Get Disciplined…Now!
Discipline is rewarded in a
number of areas—capital structure, shareholder records, intellectual
property and financial statements.
Occasionally, capital structure can be a problem when selling a
company. Multiple financing rounds with multiple shareholder groups can
produce capital structure problems. Do you have any issues with
shareholders? Are your shareholder records correct? Are the goals of
shareholders and management aligned properly?
Poorly documented intellectual property can be a deal killer. Pay
particular attention to ownership issues, licensing as well as the
transferability of licenses.
Financial records are a reflection of the quality and health of a
business. Sound and accurate financial statements give the buyer
confidence about your company. Put procedures in place so that
financial statements can be prepared on a timely basis. Make sure that
your all of your corporate records and contracts are well organized. If
your house is in order it will build confidence for the buyer
throughout the sale process and this increases value.
4. Dealing
with Problem Areas
Every company has some areas of weakness. The key to increasing value
is to minimize these concerns. How should you handle negatives? How
should you manage questionable items? What weaknesses need to be
addressed? Where are you exposed?
Potential liabilities can be a serious problem. In particular,
off-balance-sheet liabilities can be problematic. Do everything in your
power to identify and minimize potential liabilities. Even if they do
not kill the transaction, they can reduce the price, sometimes
significantly.
Try to view a problem area through the eyes of a potential buyer. How
will they see the issue? What can you do to mitigate the problem? Not
all problem areas can be resolved. Sometimes it just goes with your
market territory and the type of customers that you serve.
Sometimes a weakness of the selling company may be an opportunity for
the acquiring company. For example, weak sales and marketing is often
the very reason that the company is seeking to be acquired—it can’t get
enough market traction. For a buyer with strong sales capabilities,
this is an opportunity
5. View Your
Markets Strategically
Since value is determined by the market, it is a smart idea to view the
market strategically. Viewing a market strategically means perceiving
where the movement is occurring and the effects of that movement.

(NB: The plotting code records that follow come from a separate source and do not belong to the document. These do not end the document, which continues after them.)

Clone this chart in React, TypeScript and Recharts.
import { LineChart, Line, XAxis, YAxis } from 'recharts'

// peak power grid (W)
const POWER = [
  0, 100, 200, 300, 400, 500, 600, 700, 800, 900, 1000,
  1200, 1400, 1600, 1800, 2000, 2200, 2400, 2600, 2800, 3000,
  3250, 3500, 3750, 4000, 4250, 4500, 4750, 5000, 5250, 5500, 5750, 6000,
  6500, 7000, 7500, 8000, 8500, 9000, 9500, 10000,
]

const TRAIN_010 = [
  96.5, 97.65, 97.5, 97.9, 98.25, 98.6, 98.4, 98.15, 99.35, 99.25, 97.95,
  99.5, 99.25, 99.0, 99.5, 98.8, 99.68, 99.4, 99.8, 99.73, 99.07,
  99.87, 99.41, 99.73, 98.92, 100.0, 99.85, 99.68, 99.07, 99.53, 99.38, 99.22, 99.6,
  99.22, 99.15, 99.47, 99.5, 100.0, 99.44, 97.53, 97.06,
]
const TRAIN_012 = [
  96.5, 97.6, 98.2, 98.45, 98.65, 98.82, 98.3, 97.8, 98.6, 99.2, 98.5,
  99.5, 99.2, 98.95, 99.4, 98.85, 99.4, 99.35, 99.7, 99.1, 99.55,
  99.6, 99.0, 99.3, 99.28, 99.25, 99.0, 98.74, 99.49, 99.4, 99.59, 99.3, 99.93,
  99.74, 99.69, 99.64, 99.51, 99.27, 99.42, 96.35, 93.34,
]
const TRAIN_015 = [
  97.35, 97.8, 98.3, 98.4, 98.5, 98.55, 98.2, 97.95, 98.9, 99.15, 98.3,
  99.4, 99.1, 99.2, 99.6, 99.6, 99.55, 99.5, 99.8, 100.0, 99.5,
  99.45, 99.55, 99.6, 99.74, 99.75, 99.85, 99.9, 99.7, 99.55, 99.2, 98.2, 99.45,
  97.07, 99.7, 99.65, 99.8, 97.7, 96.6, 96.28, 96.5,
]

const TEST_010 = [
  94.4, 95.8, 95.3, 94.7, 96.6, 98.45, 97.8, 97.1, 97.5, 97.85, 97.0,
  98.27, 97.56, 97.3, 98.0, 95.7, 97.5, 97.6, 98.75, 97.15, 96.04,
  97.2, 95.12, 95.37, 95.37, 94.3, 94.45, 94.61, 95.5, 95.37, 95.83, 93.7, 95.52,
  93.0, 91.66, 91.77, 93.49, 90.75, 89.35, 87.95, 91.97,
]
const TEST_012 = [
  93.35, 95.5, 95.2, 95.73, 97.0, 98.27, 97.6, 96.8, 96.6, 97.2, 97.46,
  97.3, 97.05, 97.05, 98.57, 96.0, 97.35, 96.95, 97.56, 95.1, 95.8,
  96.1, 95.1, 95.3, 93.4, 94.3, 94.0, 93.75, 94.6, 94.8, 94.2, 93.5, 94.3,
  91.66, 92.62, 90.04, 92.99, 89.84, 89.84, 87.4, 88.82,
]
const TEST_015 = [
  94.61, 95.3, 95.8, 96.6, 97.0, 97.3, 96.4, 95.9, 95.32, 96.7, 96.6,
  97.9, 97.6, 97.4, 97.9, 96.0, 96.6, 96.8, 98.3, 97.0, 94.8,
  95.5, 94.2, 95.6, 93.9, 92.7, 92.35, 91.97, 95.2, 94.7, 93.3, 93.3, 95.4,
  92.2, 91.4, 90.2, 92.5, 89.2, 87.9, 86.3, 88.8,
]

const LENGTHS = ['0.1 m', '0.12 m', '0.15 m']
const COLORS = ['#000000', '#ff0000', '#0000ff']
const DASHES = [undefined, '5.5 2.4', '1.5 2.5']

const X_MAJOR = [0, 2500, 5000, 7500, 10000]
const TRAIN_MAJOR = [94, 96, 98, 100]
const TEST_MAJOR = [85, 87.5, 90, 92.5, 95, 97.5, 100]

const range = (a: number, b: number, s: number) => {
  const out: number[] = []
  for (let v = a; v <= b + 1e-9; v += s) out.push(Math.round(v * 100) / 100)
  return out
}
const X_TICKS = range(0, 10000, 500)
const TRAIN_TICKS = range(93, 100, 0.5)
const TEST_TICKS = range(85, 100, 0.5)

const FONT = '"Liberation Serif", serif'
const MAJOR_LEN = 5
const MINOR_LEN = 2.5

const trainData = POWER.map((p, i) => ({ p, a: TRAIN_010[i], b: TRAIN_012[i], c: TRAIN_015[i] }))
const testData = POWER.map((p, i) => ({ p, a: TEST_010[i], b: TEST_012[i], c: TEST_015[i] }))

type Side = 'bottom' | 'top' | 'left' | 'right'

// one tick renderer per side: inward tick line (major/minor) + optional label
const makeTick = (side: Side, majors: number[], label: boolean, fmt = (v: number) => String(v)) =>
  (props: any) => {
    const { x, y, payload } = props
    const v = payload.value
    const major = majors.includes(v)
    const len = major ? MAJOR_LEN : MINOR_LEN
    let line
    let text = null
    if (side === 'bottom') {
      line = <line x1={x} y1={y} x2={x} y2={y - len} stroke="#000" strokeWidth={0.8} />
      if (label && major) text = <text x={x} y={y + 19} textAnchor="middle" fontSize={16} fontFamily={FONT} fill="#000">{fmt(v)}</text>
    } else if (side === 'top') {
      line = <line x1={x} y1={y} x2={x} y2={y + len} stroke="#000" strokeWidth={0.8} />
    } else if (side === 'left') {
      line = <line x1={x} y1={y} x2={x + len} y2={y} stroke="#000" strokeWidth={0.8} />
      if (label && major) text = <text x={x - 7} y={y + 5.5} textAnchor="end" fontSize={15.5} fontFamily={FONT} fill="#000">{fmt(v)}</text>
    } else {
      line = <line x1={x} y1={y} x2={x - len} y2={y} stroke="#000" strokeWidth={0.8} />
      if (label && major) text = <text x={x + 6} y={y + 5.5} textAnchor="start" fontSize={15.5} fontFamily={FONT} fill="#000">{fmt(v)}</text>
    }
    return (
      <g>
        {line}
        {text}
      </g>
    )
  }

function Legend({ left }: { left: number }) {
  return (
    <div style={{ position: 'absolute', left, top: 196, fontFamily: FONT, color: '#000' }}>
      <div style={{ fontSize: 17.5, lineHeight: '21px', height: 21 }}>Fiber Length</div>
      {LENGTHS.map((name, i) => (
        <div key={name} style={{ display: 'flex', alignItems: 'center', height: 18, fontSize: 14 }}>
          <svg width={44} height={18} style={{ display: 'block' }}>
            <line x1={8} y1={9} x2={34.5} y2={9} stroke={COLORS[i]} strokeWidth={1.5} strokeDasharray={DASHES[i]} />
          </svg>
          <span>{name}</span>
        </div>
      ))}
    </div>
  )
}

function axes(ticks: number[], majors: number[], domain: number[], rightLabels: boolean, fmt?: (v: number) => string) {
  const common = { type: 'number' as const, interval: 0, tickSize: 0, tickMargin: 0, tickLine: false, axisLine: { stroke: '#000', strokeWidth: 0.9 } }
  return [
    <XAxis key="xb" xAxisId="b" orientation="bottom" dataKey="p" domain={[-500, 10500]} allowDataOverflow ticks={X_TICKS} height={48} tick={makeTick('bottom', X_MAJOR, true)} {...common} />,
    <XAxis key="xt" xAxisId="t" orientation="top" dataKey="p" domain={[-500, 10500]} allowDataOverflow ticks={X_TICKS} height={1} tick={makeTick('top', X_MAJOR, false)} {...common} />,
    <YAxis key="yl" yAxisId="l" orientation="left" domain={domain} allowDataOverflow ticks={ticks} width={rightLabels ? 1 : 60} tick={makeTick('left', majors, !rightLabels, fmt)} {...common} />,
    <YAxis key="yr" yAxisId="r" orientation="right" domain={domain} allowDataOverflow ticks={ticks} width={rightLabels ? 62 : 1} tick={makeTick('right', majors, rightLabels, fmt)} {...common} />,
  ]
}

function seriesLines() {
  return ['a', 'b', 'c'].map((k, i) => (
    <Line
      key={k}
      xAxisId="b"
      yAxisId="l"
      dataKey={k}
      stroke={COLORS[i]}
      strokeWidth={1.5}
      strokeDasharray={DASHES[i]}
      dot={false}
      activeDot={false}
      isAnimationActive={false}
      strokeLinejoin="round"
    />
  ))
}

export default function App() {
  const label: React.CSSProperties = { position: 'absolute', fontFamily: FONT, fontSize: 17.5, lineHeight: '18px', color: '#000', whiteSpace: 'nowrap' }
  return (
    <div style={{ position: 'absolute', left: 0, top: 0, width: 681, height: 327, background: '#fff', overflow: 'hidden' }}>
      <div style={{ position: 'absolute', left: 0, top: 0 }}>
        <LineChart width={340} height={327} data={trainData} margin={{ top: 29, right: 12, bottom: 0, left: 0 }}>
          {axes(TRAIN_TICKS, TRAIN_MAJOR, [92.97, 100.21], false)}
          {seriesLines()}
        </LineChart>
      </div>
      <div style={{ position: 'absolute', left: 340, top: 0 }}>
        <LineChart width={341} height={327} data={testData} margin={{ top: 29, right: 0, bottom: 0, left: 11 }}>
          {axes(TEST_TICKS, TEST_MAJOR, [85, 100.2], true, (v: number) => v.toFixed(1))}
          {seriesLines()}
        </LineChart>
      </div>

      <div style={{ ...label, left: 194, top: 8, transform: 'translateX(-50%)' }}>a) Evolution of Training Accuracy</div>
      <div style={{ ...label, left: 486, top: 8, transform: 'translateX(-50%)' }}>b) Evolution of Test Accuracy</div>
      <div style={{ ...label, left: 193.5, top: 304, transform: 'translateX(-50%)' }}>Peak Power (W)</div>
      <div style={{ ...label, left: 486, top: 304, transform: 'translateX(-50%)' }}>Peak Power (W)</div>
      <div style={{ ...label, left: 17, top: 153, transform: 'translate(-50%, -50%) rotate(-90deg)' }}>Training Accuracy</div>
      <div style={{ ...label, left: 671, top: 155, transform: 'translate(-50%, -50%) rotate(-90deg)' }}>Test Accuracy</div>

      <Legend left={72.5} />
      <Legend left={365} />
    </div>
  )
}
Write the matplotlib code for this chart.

Markets expand, markets contract and markets go away. The markets are
always moving.
Look for the movement of the full range of players—buyers, competitors,
future competitors and adjacent market companies. Are potential buyers
moving toward your sector? Does your market sector complement those of
potential buyers? A buyer that has decided to enter a sector will
likely pay the highest price—in order to get into that sector quickly
and forcefully.
Do not make the assumption that you know who the best buyers are.
Sometimes the best buyers are not in a company’s core market, but in
adjacent markets off to the side. These nonobvious buyers can be
excellent buyers who will pay the highest price.